In February, Governor Gretchen Whitmer announced that Electreon was selected to build a public wireless in-road charging system on a one mile of road in Detroit within the Michigan Central mobility innovation district. The electric road system – the first of its kind in the nation – pilots technology that would allow electric vehicles (EVs) to extend their charge without stopping and is designed to keep Michigan at the forefront of EV innovation.  

This comes as a once-in-a-generation infusion of funding from the governor’s 2020 Rebuilding Michigan $3.5 billion bonding effort and the federal Infrastructure Investment and Jobs Act is providing a unique opportunity to rebuild and modernize. It also, creates a juxtaposition as Michigan’s roads and bridges are in poor condition and have been for years, drawing D- and C- grades, respectively, from the American Society of Civil Engineers in 2018.  

The Detroiter sat down with Michigan Department of Transportation Director Paul C. Ajegba to discuss MDOT’s work. Answers have been edited for clarity and length. 

Q: MICHIGAN’S ROADS AND BRIDGES RATED POORLY BY THE AMERICAN SOCIETY OF CIVIL ENGINEERS. HOW DO YOU DIG OUT OF THAT HOLE? 

We are slowly digging out of a 40- year disinvestment hole. A lot of infrastructure was rated in very poor and bad condition. To climb out of that hole takes a lot of money and time. And when our governor came in, she gave us $3.5 billion in January 2020, and said: “Go to work and start fixing these roads.” You can see a lot of the results now. Last year 2021 was the highest we’ve ever spent on infrastructure with $2.6 billion. And this year with the infusion of federal money, with the governor’s Rebuilding Michigan money, we’re probably going to spend over $3.5 billion. 

Q: WHY IS THE INDUCTIVE VEHICLE CHARGING PILOT AT MICHIGAN CENTRAL SO IMPORTANT? 

 

Michigan is home to the auto industry, and the OEMs committed that by 2035 all their vehicles are going to be electric. For us, as a state infrastructure owner, it’s about what role do we play in making that happen. How do help support their vision, so we all get there together? And the governor’s idea with the inductive charging system is let’s pilot it and see if this works. If it works we may see more of this all over the country. It’s the first of its kind in the U.S. and all eyes are on us. We’ll make it work. 

Q: DO YOU HAVE CONCERNS ABOUT INFRASTRUCTURE KEEPING UP WITH CONNECTED VEHICLE TECHNOLOGY? 

That’s the challenge. If you look at the connected autonomous vehicle technology, MDOT and most of the state (departments of transportation) across the country have been keeping up because we realize this is a partnership between us and the manufacturers. And we’ve been in lockstep with them.
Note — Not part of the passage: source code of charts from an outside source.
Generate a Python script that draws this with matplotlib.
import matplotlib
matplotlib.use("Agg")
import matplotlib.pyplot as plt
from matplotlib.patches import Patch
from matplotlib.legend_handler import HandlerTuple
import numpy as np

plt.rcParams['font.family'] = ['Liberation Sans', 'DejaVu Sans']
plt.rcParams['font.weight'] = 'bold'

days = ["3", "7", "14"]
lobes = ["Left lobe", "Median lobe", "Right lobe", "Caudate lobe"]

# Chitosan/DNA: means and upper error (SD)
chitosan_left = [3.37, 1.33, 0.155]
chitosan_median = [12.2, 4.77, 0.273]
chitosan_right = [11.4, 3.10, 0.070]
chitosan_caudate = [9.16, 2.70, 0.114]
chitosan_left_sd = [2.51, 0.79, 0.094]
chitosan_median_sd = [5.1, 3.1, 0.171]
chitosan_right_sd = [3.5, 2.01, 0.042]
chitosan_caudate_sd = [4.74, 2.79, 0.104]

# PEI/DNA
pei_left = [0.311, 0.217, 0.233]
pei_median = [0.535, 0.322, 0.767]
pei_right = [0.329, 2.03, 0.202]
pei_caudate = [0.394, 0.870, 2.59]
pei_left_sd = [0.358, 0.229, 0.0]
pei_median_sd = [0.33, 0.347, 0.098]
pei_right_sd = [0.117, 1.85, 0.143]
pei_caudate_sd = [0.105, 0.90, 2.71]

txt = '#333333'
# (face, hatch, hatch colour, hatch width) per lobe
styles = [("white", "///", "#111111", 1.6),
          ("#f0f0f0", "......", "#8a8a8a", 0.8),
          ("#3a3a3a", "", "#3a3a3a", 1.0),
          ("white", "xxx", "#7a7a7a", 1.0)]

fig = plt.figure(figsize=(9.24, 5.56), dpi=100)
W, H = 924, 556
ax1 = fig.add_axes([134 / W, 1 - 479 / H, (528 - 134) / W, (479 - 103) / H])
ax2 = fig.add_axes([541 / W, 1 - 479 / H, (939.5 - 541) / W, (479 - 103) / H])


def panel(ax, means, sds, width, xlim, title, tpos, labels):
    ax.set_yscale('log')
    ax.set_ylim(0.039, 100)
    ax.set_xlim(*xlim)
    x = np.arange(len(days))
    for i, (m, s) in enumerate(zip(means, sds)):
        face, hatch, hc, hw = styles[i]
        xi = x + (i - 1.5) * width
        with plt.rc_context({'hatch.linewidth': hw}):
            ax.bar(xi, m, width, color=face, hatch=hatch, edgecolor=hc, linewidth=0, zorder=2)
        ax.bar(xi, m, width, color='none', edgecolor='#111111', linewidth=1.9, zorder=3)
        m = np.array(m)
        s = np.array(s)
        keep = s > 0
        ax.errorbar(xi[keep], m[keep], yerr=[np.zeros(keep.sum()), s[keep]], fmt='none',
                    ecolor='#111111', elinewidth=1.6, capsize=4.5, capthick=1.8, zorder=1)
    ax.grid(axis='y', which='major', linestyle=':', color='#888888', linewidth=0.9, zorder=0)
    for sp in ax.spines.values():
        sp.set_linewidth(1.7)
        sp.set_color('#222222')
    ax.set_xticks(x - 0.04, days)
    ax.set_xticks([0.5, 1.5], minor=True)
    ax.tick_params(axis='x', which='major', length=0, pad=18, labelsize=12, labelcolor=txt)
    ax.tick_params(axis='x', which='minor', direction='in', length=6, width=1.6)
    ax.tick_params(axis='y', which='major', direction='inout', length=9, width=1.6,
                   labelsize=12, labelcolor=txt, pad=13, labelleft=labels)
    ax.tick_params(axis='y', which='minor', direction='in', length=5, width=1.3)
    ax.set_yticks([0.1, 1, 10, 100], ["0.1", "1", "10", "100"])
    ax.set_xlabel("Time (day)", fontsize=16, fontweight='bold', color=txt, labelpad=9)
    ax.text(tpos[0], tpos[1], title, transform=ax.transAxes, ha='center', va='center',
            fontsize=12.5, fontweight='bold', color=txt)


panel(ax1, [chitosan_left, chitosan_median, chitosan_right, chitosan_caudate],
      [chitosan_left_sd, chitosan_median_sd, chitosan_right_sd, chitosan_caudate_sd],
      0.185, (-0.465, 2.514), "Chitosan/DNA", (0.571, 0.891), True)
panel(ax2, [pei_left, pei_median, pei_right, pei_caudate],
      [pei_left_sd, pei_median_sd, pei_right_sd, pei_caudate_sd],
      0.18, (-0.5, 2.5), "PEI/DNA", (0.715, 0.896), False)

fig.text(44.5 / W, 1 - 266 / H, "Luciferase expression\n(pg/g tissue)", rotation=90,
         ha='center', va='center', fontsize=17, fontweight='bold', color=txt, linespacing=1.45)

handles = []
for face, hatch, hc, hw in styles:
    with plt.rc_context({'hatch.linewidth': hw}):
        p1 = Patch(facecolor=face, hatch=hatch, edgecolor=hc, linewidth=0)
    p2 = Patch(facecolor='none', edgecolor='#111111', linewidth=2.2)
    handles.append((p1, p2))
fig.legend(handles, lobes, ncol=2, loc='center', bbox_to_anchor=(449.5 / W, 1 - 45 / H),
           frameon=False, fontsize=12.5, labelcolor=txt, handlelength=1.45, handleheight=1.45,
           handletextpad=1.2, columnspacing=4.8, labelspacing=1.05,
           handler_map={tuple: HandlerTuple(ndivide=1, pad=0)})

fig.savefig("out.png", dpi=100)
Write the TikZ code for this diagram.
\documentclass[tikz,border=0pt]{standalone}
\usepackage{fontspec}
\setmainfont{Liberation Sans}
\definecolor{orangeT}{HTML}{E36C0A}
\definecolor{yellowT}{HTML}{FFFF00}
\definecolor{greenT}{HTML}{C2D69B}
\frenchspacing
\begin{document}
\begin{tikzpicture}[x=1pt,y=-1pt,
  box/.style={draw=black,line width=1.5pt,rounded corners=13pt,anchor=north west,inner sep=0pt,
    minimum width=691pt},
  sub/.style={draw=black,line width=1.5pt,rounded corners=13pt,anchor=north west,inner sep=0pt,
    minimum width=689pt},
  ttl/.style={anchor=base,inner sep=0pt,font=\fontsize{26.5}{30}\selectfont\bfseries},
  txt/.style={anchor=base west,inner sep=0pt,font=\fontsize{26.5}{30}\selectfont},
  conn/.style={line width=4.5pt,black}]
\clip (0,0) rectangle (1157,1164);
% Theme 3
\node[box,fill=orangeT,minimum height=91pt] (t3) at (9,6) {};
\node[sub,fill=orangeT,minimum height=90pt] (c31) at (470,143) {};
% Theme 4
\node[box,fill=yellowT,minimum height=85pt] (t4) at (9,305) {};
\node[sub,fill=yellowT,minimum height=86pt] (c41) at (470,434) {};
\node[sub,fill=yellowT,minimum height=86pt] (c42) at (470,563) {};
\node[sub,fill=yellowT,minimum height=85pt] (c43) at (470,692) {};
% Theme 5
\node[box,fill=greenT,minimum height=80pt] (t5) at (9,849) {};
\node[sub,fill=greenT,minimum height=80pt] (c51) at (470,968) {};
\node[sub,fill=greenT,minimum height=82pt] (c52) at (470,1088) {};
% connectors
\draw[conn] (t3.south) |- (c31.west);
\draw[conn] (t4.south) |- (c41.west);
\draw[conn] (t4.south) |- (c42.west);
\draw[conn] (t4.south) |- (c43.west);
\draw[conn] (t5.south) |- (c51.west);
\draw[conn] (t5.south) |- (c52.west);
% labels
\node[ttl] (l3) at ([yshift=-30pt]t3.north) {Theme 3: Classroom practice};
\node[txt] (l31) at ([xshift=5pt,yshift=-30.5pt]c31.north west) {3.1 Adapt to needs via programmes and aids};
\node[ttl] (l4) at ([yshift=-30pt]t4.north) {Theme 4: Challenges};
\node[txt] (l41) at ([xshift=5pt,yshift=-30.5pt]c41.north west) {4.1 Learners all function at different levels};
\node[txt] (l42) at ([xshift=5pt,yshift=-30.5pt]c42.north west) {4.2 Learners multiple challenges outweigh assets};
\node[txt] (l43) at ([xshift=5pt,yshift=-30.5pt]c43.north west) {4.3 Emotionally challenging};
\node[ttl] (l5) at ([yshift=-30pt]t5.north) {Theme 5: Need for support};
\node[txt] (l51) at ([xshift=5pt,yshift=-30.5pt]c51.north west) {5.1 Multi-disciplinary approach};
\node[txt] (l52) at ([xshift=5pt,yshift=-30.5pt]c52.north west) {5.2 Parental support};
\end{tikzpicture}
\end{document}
So us being involved with this decision-making helps both sides share data and ideas and improve connectivity.  

Q: ARE THERE ANY ADDITIONAL POLICIES NEEDED TO HELP INFRASTRUCTURE KEEP UP? 

There’s talk about creating a connected autonomous vehicle and electric vehicle lane. That legislation is going through our state legislature to look at what that means, how it works, and how do you enforce it. This is all part of pushing the envelope to try new things that most states probably have not thought about or would not want to venture into. And that’s the beauty of what we are doing in Michigan. We have the leadership saying: ‘Go out there and try some new things with the OEMs.’  

Q: HOW CLOSE WILL THIS INFLUX OF FUNDING GET US TO A MODERNIZED TRANSPORTATION INFRASTRUCTURE? 

Those are some of the conversations that we need to start having with our legislature. We are funded based on gas tax as these electric vehicles are coming to the market. That means people are buying less gas. That means less tax revenue coming in. Eventually we have to have that conversation on how we replace the gas tax to fund our roadways. 

James Martinez is editor of the Detroiter and a content creation consultant.